It may seem like the plot of a new Terminator movie, but quantum computers from the future are threatening government data today. But before you accuse me of wearing my tinfoil hat a little too tightly, consider the fact that the future we are talking about may not be that far off. IBM perfected a 50-qbit quantum computer last year and recently opened up its older 20-qbit model for anyone to play with on the web. They estimate that large-scale quantum computers are a mere five years, or less, away.
If you need a quick refresher course on quantum computing, feel free to read my explainer column from a few years ago as it has all the details, including a video from the National Science Foundation talking about quantum technology. Suffice to say, quantum computers look at all the possibilities for a bit of information at the same time, as opposed to traditional computers, which mush everything into a long series of ones or zeros. With a quantum computer, each bit of data is a one and a zero, and everything in between, all at the same time.
When scientists originally started working with quantum machines, there was a debate about whether they were even real. They do seem pretty farfetched, seemingly breaking the laws of physics to operate. And they must perform their calculations literally in the dark, in soundproof black boxes, in a vacuum, and as close to absolute zero as possible. They almost seem more like alchemy than hard science. But they do work, just not yet at larger scales. However, governments and private companies are all collaborating and competing to create the first true, large-scale quantum computer.
And that brings us to the very real problem of data protection that even now is under threat. The government, through the National Institute of Standards and Technology, knows that one day soon quantum computers will be able to crack even the highest Advanced Encryption Standard 256-bit cipher used to protect our most sensitive documents.
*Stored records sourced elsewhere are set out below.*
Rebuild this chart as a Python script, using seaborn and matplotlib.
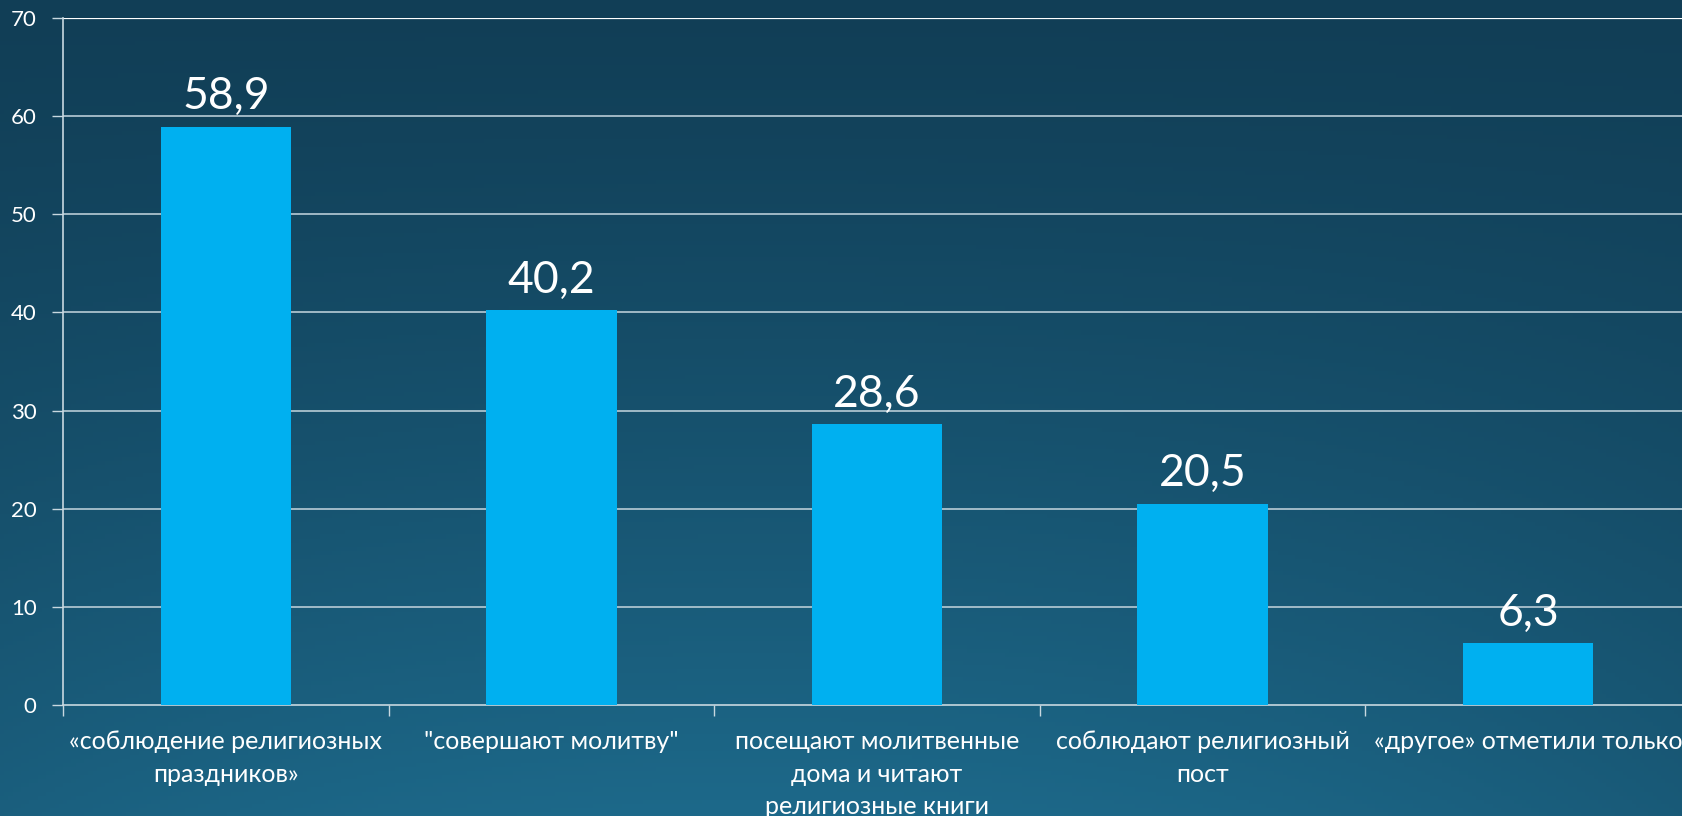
import numpy as np
import pandas as pd
import matplotlib
matplotlib.use("Agg")
import matplotlib.pyplot as plt
import seaborn as sns

# Data
categories = [
    "«соблюдение религиозных\nпраздников»",
    "\"совершают молитву\"",
    "посещают молитвенные\nдома и читают\nрелигиозные книги",
    "соблюдают религиозный\nпост",
    "«другое» отметили только",
]
values = [58.9, 40.2, 28.6, 20.5, 6.3]
value_labels = ["58,9", "40,2", "28,6", "20,5", "6,3"]
y_ticks = [0, 10, 20, 30, 40, 50, 60, 70]

df = pd.DataFrame({"cat": categories, "val": values})

sns.set_theme(style="white")
plt.rcParams["font.family"] = ["Lato", "DejaVu Sans"]

W, H = 1682, 816
fig = plt.figure(figsize=(W / 100, H / 100), dpi=100)

# Background gradient
bg = fig.add_axes([0, 0, 1, 1], zorder=-10)
yy, xx = np.mgrid[0:1:200j, 0:1:400j]
top = np.array([0x11, 0x3E, 0x56]) / 255
bottom = np.array([0x1D, 0x69, 0x8A]) / 255
t = yy ** 1.2
edge = 1 - 0.35 * (np.abs(xx - 0.45) / 0.55) ** 2
t = t * edge
img = top[None, None, :] * (1 - t[..., None]) + bottom[None, None, :] * t[..., None]
bg.imshow(img, aspect="auto", extent=[0, 1, 0, 1], origin="upper")
bg.axis("off")

# Main axes (extends slightly beyond the right edge, like the original)
left, right_px = 63, 1691
y0_px, y70_px = 705, 18
ax = fig.add_axes([left / W, (H - y0_px) / H, (right_px - left) / W, (y0_px - y70_px) / H])
ax.patch.set_alpha(0)

sns.barplot(data=df, x="cat", y="val", color="#00B0F0", width=0.4, saturation=1,
            edgecolor="none", linewidth=0, ax=ax, zorder=3)

ax.set_ylim(0, 70)
ax.set_xlim(-0.5, 4.5)
ax.set_yticks(y_ticks)
ax.set_yticklabels([str(v) for v in y_ticks], color="white", fontsize=16)
ax.set_xlabel("")
ax.set_ylabel("")
ax.tick_params(axis="x", length=0, labelsize=18, labelcolor="white", pad=18)
for lbl in ax.get_xticklabels():
    lbl.set_linespacing(1.5)
ax.tick_params(axis="y", length=8, width=1, color="#C8D8E0", direction="out", pad=11, left=True)
ax.set_xticks(np.arange(-0.5, 5.0, 1.0), minor=True)
ax.tick_params(axis="x", which="minor", length=8, width=1, color="#C8D8E0", direction="out", bottom=True)

for y in y_ticks[1:-1]:
    ax.axhline(y, color="#B8CCD6", lw=1.2, zorder=1)
ax.axhline(70, color="white", lw=1.6, zorder=1)

for s in ["top", "right"]:
    ax.spines[s].set_visible(False)
ax.spines["left"].set_color("#C8D8E0")
ax.spines["bottom"].set_color("#C8D8E0")
ax.spines["left"].set_linewidth(1.2)
ax.spines["bottom"].set_linewidth(1.2)

for i, (v, lab) in enumerate(zip(values, value_labels)):
    ax.annotate(lab, (i, v), xytext=(0, 7), textcoords="offset points",
                ha="center", va="bottom", color="white", fontsize=32, zorder=4)

fig.savefig("out.png", dpi=100)
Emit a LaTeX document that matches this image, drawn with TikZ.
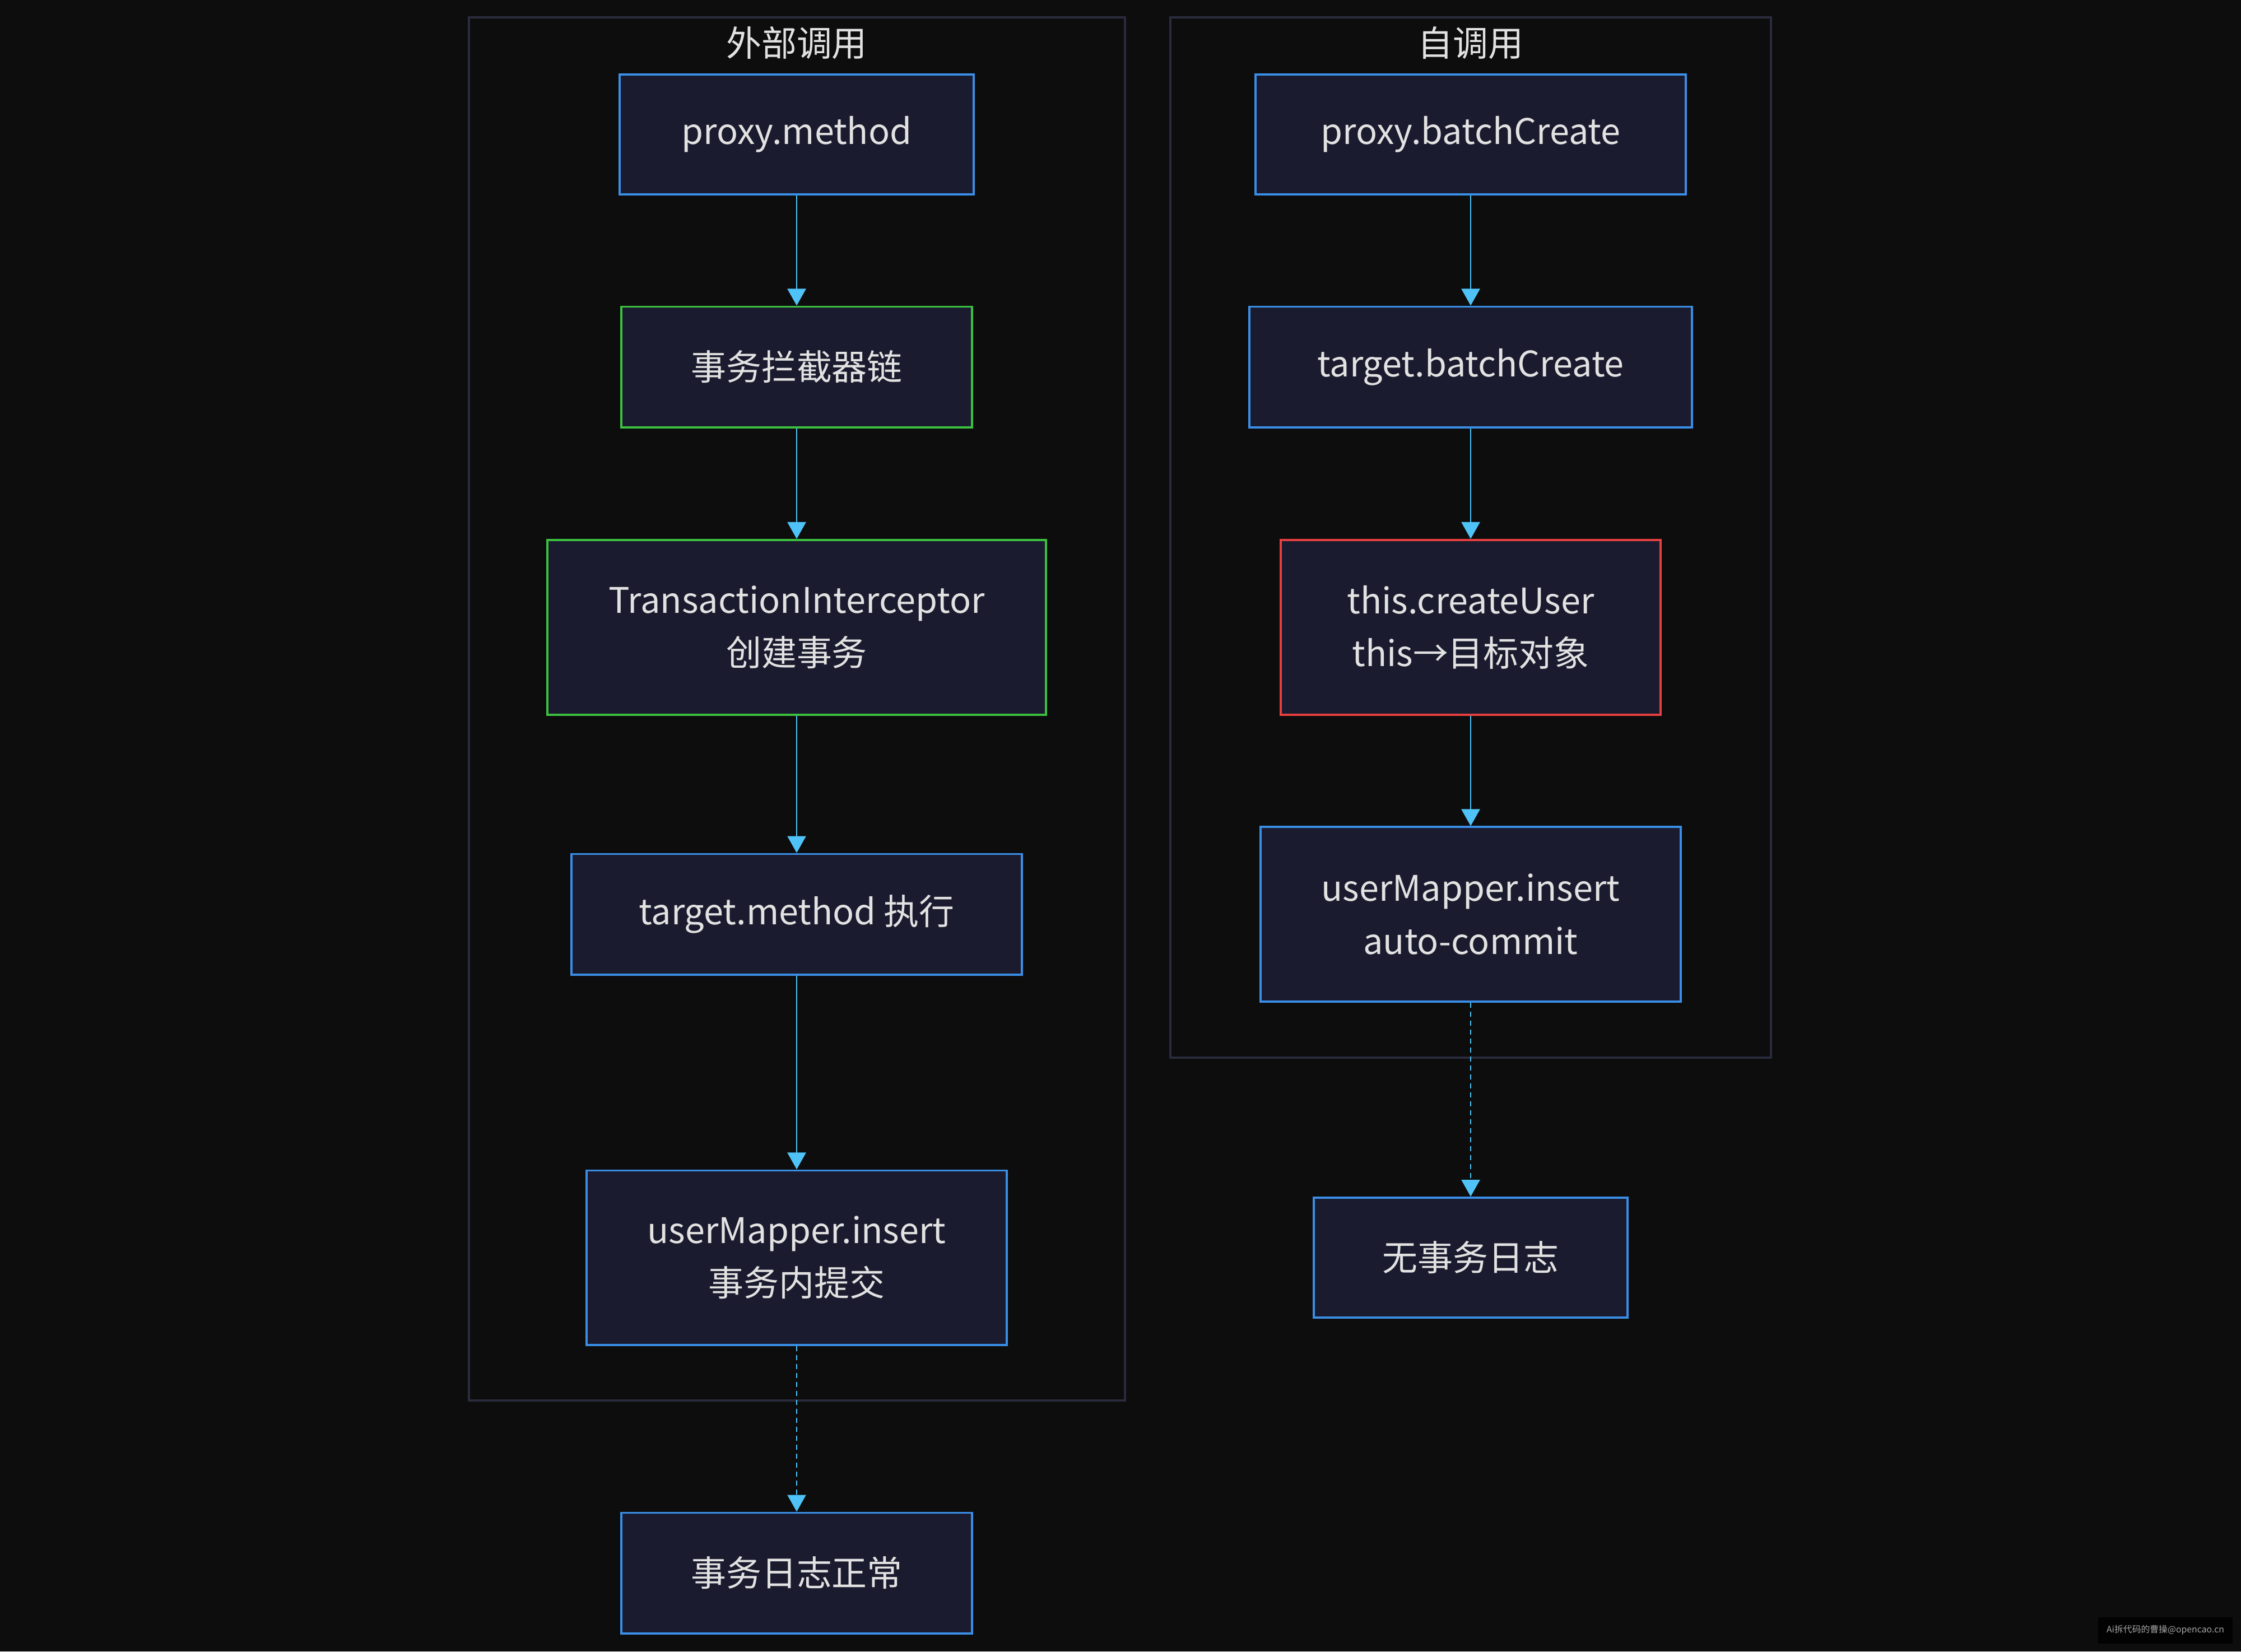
\documentclass[tikz,border=0pt]{standalone}
\usepackage{fontspec}
\setmainfont{Noto Sans CJK SC}
\usetikzlibrary{arrows.meta}
\definecolor{bg}{HTML}{0D0D0D}
\definecolor{nodefill}{HTML}{1A1B2E}
\definecolor{blueb}{HTML}{3A8EE6}
\definecolor{greenb}{HTML}{3CC040}
\definecolor{redb}{HTML}{E84040}
\definecolor{arrowc}{HTML}{4FC3F7}
\definecolor{clusterb}{HTML}{2A2B3D}
\definecolor{txt}{HTML}{E2E2E2}
\tikzset{
  box/.style={draw=blueb, fill=nodefill, line width=1.1pt, text=txt, align=center,
    font=\fontsize{17.9}{26.8}\selectfont, inner sep=0pt},
  gbox/.style={box, draw=greenb},
  rbox/.style={box, draw=redb},
  flow/.style={draw=arrowc, line width=0.75pt, -{Triangle[width=0.33cm,length=0.3cm]}},
  dflow/.style={flow, dash pattern=on 0.09cm off 0.07cm},
  cluster/.style={draw=clusterb, line width=0.9pt},
  ctitle/.style={text=txt, font=\fontsize{17.9}{26.8}\selectfont, inner sep=0pt}
}
\begin{document}
\begin{tikzpicture}[x=0.01cm, y=-0.01cm]
\useasboundingbox[fill=bg] (0,0) rectangle (4000,2948);
% clusters
\draw[cluster] (837,31) rectangle (2008,2500);
\draw[cluster] (2089,31) rectangle (3161,1888);
\node[ctitle] (t1) at (1422,77) {外部调用};
\node[ctitle] (t2) at (2625,77) {自调用};
% left column
\node[box, minimum width=6.32cm, minimum height=2.14cm] (L1) at (1422,240) {proxy.method};
\node[gbox, minimum width=6.25cm, minimum height=2.15cm] (L2) at (1422,655) {事务拦截器链};
\node[gbox, minimum width=8.90cm, minimum height=3.12cm] (L3) at (1422,1120) {TransactionInterceptor\\创建事务};
\node[box, minimum width=8.04cm, minimum height=2.15cm] (L4) at (1422,1632) {target.method 执行};
\node[box, minimum width=7.50cm, minimum height=3.11cm] (L5) at (1422,2245) {userMapper.insert\\事务内提交};
\node[box, minimum width=6.25cm, minimum height=2.15cm] (L6) at (1422,2808) {事务日志正常};
% right column
\node[box, minimum width=7.68cm, minimum height=2.14cm] (R1) at (2625,240) {proxy.batchCreate};
\node[box, minimum width=7.90cm, minimum height=2.15cm] (R2) at (2625,655) {target.batchCreate};
\node[rbox, minimum width=6.78cm, minimum height=3.12cm] (R3) at (2625,1120) {this.createUser\\this→目标对象};
\node[box, minimum width=7.50cm, minimum height=3.11cm] (R4) at (2625,1632) {userMapper.insert\\auto-commit};
\node[box, minimum width=5.59cm, minimum height=2.14cm] (R5) at (2625,2245) {无事务日志};
% connectors
\draw[flow] (L1) -- (L2);
\draw[flow] (L2) -- (L3);
\draw[flow] (L3) -- (L4);
\draw[flow] (L4) -- (L5);
\draw[dflow] (L5) -- (L6);
\draw[flow] (R1) -- (R2);
\draw[flow] (R2) -- (R3);
\draw[flow] (R3) -- (R4);
\draw[dflow] (R4) -- (R5);
% watermark
\node[fill=black!85!bg, minimum width=2.39cm, minimum height=0.47cm, inner sep=0pt,
  text=white!65!black, font=\fontsize{4.5}{5}\selectfont] (wm) at (3865,2910) {Ai拆代码的曹操@opencao.cn};
\end{tikzpicture}
\end{document}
NIST is actively searching for a way to create a new type of encryption that a quantum computer couldn’t break. The idea is to transition all currently encrypted files to the new protection before a sufficiently powerful quantum machine can be completed. But if that is our strategy, we have already lost.
Hackers, with many of them supported by nation-states, are actively skimming and stealing encrypted data right now, even though it would take them thousands of years to crack it with current technology. But they aren’t even trying to go that route. Instead, they’re storing data in anticipation that a quantum machine in the near future can crack it wide open, long before anyone can perfect quantum-resistant encryption. Their strategy is to steal data now, and then read it later. It’s a good plan for whichever nation or group becomes the leader in quantum computing.
The other danger is that most of the quantum-resistant computing methods being developed are based on quantum computing itself, with the idea that it takes fire to fight fire, or a quantum machine to create a post-quantum cryptography solution. Given the level of funding for quantum computing within the United States compared with other countries, it’s a race that we will have trouble winning.
Take China for example. While their government budget is a closely guarded secret, we do know that they constructed a research laboratory to specifically study and develop quantum computing at a cost of $10 billion. That compares to the $899 million that the Defense Department allocated for all computer science research, quantum and otherwise, in their most recent budget.
And China is already seeing much success. They created the only quantum-protected landline connecting Beijing and Shanghai, which provides completely unbreakable encryption between those two cities. They also have a satellite called Micius which can use quantum computing to encrypt any communications routed through it, which was demonstrated using a quantum-protected Skype call.
Other countries are also seeing quantum success. Russia has its own government-funded Quantum Computing Center, and recently announced a breakthrough with a quantum computer that is able to do basic calculations without a lot of special programming, meaning they may soon be able to use software designed for more traditional machines but run it at quantum speeds.
Those are just a few examples, but they show areas where protections are being developed to thwart future quantum code-breaking efforts. America may not be very far behind, with companies like Microsoft, Intel, Google and IBM rapidly accelerating their quantum research. But quantum protection is needed today for government files. It’s the only way to protect them from the quantum computers of the future, whose agents may already be collecting the valuable data they will easily crack.